Alas, my stomach bugs turned out to be giardia. A robust herd of pear-shaped, flagellated protozoan parasites were attached to my duodenum and it would require a long dose of broad-spectrum antibiotics back in the U.S. to get rid of them.

Giardia bugs are just trying to make a living. They move from host to host in food and water that has been contaminated by contact with feces. They cause great discomfort in humans, but also are involved in the creation of iron-sulfur proteins, which have numerous functions, including the production of sulfur for the biosynthesis of lipoic acid and biotin.
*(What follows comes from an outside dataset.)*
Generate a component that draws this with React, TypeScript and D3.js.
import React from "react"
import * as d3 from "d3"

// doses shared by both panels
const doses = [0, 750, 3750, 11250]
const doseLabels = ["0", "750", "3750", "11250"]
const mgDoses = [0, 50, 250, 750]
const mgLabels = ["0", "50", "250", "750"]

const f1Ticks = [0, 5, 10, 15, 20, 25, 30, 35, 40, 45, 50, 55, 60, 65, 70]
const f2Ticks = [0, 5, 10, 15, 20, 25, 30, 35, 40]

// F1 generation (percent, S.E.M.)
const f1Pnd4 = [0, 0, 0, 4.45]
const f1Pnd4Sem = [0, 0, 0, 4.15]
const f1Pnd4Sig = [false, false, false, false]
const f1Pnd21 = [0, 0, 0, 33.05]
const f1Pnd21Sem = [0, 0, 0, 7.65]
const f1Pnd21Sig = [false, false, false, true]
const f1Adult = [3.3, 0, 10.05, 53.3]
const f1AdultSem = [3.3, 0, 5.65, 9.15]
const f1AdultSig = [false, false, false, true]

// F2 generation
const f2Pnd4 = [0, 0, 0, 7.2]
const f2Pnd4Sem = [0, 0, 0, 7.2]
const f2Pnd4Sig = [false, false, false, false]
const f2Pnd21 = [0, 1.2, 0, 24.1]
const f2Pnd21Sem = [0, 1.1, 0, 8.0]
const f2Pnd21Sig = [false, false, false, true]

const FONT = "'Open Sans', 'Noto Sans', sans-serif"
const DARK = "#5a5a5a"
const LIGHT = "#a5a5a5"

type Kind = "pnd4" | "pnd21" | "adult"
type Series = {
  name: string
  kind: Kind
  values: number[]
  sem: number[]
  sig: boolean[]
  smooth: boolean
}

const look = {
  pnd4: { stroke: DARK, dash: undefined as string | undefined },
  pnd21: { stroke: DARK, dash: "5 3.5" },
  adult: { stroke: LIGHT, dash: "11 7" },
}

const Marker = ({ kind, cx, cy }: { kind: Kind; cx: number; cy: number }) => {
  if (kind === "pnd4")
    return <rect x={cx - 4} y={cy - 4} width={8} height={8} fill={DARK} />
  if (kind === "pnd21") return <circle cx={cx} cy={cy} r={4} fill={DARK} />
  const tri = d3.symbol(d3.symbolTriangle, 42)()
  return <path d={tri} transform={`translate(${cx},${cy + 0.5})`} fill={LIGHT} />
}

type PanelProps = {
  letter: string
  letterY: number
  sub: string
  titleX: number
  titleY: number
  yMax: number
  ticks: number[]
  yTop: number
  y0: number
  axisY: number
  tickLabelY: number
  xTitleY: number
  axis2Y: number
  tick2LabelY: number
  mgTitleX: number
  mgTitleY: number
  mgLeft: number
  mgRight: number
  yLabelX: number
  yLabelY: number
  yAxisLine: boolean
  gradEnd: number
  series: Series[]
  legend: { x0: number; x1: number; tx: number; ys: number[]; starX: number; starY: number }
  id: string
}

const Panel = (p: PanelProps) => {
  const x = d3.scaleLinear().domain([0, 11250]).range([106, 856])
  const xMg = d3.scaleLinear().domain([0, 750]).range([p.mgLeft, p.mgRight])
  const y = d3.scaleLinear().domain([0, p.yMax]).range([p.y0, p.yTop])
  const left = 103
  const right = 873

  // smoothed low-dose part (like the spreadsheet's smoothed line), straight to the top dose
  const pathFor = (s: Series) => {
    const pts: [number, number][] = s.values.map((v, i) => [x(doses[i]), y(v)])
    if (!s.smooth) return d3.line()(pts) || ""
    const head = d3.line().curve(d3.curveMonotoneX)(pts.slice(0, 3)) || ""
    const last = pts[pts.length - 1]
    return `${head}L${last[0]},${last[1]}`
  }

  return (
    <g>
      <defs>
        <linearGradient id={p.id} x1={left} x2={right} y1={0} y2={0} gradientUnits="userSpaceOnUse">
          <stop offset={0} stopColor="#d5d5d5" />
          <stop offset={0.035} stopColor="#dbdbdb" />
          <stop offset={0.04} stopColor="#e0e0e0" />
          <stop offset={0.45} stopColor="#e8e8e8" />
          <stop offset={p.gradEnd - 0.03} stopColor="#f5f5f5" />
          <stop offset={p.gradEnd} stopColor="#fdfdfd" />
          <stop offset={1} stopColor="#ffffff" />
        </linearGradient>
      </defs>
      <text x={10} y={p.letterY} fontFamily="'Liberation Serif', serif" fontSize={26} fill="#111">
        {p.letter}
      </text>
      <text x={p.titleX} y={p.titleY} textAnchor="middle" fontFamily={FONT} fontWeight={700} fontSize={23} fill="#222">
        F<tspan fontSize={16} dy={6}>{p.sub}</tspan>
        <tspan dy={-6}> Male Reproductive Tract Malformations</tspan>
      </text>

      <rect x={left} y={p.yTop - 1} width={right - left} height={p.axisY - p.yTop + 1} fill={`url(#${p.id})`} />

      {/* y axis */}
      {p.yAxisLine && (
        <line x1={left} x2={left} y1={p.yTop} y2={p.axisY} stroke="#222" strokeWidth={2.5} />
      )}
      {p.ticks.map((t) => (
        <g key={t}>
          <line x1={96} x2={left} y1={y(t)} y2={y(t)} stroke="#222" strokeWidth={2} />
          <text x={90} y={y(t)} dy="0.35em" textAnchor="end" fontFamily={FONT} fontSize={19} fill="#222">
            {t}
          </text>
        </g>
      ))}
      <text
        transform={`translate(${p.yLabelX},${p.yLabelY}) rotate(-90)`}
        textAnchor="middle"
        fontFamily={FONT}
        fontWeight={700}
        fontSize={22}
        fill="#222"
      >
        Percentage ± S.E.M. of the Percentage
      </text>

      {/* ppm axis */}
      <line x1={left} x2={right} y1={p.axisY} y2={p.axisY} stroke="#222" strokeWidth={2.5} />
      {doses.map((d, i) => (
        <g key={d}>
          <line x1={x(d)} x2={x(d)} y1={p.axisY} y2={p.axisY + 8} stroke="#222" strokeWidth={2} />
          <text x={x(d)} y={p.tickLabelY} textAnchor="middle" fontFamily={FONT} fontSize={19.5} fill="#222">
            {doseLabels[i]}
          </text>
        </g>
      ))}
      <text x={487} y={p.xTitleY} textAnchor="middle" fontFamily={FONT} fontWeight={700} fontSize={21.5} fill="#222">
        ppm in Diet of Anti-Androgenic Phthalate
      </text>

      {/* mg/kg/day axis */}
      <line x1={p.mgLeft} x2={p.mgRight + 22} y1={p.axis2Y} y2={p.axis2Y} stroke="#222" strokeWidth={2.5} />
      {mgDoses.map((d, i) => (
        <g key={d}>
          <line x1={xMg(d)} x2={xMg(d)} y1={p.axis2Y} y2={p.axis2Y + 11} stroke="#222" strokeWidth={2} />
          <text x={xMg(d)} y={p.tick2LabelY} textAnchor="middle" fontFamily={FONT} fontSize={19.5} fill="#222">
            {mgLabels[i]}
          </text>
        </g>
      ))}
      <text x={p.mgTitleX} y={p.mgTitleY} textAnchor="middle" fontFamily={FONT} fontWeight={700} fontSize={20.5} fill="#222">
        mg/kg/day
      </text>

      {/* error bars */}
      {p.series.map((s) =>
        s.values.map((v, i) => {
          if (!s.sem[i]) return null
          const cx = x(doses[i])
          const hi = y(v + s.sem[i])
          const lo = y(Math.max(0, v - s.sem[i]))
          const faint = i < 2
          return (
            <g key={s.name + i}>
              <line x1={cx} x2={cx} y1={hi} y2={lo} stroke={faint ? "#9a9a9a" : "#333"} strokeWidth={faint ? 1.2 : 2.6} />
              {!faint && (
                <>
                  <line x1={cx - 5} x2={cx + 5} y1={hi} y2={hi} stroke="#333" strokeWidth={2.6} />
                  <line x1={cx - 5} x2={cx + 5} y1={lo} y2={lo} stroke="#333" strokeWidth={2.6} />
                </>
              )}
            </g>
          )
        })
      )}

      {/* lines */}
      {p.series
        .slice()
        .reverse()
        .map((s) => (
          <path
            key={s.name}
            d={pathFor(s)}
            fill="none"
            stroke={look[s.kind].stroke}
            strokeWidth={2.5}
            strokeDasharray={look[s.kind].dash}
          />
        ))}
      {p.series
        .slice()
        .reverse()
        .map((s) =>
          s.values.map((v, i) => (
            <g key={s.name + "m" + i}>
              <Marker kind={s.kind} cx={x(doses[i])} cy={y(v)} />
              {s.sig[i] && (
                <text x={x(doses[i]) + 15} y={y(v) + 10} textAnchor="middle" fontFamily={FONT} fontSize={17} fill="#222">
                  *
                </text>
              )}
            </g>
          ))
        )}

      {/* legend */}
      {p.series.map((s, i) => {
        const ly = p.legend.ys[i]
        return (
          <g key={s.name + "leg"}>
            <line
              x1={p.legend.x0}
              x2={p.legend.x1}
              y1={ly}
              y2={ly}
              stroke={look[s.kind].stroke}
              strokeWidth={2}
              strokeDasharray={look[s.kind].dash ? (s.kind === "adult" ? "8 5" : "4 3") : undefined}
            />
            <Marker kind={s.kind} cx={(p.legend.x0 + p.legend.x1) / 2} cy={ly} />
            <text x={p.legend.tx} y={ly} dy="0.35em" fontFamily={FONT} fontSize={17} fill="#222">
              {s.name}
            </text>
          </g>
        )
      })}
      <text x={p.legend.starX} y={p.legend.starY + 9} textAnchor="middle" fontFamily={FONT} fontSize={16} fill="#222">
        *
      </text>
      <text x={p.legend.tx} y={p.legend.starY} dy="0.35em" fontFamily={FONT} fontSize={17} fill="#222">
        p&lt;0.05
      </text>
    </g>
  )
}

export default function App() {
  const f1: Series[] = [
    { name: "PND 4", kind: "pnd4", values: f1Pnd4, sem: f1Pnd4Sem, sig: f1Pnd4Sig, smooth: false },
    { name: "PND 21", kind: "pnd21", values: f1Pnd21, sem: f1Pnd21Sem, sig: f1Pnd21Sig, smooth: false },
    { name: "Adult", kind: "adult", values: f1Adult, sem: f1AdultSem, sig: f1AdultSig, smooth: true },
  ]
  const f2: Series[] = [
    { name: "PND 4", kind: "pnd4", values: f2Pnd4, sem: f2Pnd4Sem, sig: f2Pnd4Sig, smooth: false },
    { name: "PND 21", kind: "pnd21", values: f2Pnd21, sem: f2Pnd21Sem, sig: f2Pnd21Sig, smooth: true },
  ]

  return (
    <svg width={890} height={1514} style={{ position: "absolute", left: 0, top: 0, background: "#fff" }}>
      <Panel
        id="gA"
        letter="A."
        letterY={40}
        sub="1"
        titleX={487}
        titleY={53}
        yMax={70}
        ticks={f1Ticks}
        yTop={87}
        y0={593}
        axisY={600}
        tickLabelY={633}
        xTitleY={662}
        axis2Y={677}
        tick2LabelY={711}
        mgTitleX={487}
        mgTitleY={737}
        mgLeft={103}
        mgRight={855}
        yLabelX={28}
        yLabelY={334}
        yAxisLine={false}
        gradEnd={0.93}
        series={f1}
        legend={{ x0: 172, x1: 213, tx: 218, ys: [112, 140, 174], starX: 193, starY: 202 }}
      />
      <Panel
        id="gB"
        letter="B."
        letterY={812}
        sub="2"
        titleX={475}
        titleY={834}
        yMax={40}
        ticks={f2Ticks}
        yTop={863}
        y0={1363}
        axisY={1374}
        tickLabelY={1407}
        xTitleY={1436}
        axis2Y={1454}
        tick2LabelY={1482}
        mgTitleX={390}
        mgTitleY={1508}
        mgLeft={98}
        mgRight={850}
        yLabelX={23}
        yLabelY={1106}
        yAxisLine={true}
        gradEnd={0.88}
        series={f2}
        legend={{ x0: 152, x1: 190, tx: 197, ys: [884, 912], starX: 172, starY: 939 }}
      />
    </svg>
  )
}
Biotin is necessary for cell growth, the production of fatty acids and the metabolism of fats and amino acids. 

God only knows how complex are the interactions within our guts, where 100 trillion bacteria (about two pounds worth on average) roam, do battle, give birth and die. Some cause us trouble. Others are crucial to our survival. Billions more organisms have evolved to live elsewhere on and in our bodies, keeping our skin, eyes and noses functioning properly. 

Hygiene, vaccines and antibiotics are necessary to control the germs that cause health problems; rotavirus alone, and the resulting diarrhea, causes more than 500,000 infant deaths each year in developing countries where vaccines are not available. So it is easy to overlook the teeming swarms of organisms that are hard at work all around us each day, eliminating our risk of contracting infections and diseases.

Take for instance the sewer plant in Hailey, where Roger Parker and his team manage a vast living culture of amoebas, flagellates and ciliates who devour 500,000 gallons of sewage each day. 

Parker’s facility recently “seeded” a new sewer plant in Bellevue with a culture of good gods from his sewage vats. These bugs reproduce for many years, reducing waste into harmless effluent that can be transferred back into the Big Wood River or into the Ohio Gulch landfill, or used as compost for vegetation.